**GOAL OF THE EXERCISE:** Produce an exact copy of the lines below that run from the line containing "What matplotlib code" to the line containing "yticks = [0, 1, 2, 3, 4]", inclusive; any picture is omitted.

**EXTRACTED DATA:**
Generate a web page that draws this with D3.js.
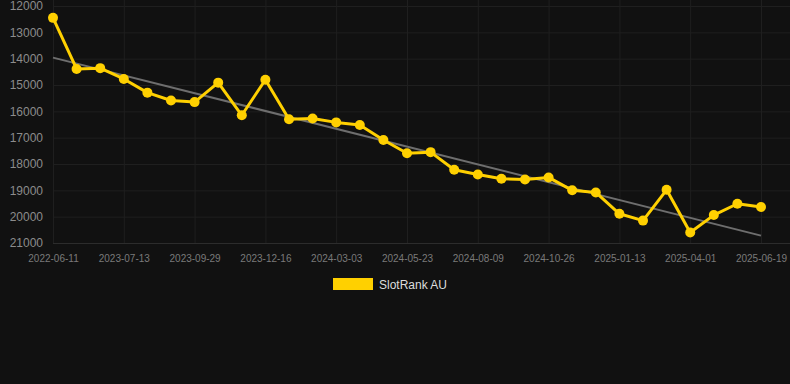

---

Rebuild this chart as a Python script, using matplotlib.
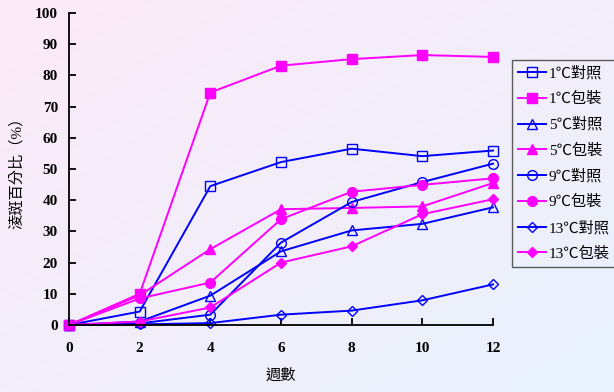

* * *

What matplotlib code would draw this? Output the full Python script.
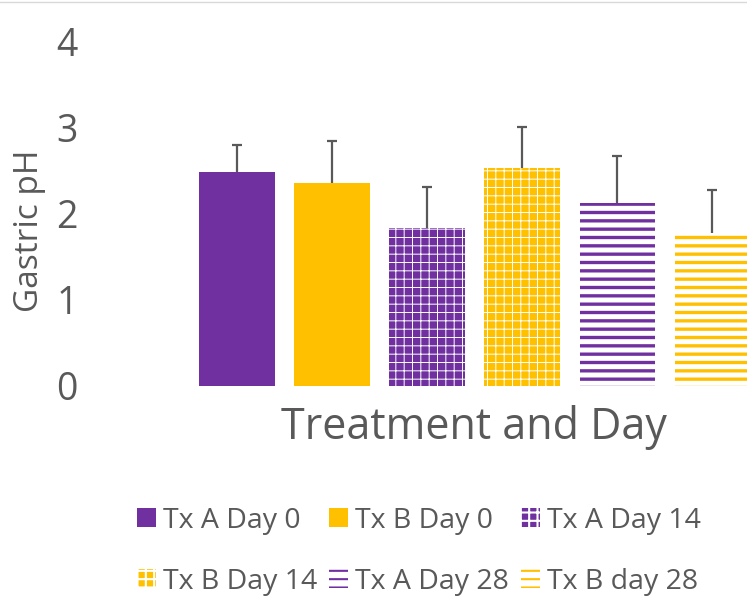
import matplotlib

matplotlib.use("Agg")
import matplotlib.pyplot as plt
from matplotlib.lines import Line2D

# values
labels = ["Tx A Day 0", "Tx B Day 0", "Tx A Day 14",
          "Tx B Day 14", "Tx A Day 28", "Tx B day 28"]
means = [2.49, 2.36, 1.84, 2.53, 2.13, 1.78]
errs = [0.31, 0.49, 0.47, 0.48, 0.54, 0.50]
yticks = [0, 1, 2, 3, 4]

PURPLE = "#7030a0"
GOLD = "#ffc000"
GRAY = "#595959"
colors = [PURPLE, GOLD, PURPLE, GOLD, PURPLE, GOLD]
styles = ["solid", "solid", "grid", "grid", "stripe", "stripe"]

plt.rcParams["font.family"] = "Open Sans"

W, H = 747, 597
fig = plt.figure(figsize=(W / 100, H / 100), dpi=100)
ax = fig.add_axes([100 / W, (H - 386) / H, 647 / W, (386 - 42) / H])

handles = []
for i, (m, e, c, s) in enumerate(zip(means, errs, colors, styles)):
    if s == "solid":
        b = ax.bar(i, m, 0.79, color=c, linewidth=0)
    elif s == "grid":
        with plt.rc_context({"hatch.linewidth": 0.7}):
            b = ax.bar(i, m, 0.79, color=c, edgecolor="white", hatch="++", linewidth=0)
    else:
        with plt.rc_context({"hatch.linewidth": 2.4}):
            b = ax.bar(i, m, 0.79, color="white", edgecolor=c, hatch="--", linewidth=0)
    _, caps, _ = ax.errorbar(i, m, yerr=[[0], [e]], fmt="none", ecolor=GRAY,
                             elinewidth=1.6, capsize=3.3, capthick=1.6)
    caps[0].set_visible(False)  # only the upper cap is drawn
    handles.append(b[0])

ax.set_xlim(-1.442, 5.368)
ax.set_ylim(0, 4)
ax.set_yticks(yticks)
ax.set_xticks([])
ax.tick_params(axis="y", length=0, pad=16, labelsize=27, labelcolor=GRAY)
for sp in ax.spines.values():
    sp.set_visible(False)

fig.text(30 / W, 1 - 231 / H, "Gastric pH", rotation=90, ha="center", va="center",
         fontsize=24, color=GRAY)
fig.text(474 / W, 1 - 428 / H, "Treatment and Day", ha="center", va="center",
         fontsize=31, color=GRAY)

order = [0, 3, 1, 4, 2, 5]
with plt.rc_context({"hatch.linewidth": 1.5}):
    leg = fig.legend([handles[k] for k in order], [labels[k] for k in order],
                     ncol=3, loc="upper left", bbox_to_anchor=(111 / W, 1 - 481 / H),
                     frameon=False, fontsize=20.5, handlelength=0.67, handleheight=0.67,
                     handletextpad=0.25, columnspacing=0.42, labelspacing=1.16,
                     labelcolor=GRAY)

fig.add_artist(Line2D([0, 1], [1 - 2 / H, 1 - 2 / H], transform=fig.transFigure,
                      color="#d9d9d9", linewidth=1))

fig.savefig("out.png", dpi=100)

**EXERCISE ANSWER:**
What matplotlib code would draw this? Output the full Python script.
import matplotlib

matplotlib.use("Agg")
import matplotlib.pyplot as plt
from matplotlib.lines import Line2D

# values
labels = ["Tx A Day 0", "Tx B Day 0", "Tx A Day 14",
          "Tx B Day 14", "Tx A Day 28", "Tx B day 28"]
means = [2.49, 2.36, 1.84, 2.53, 2.13, 1.78]
errs = [0.31, 0.49, 0.47, 0.48, 0.54, 0.50]
yticks = [0, 1, 2, 3, 4]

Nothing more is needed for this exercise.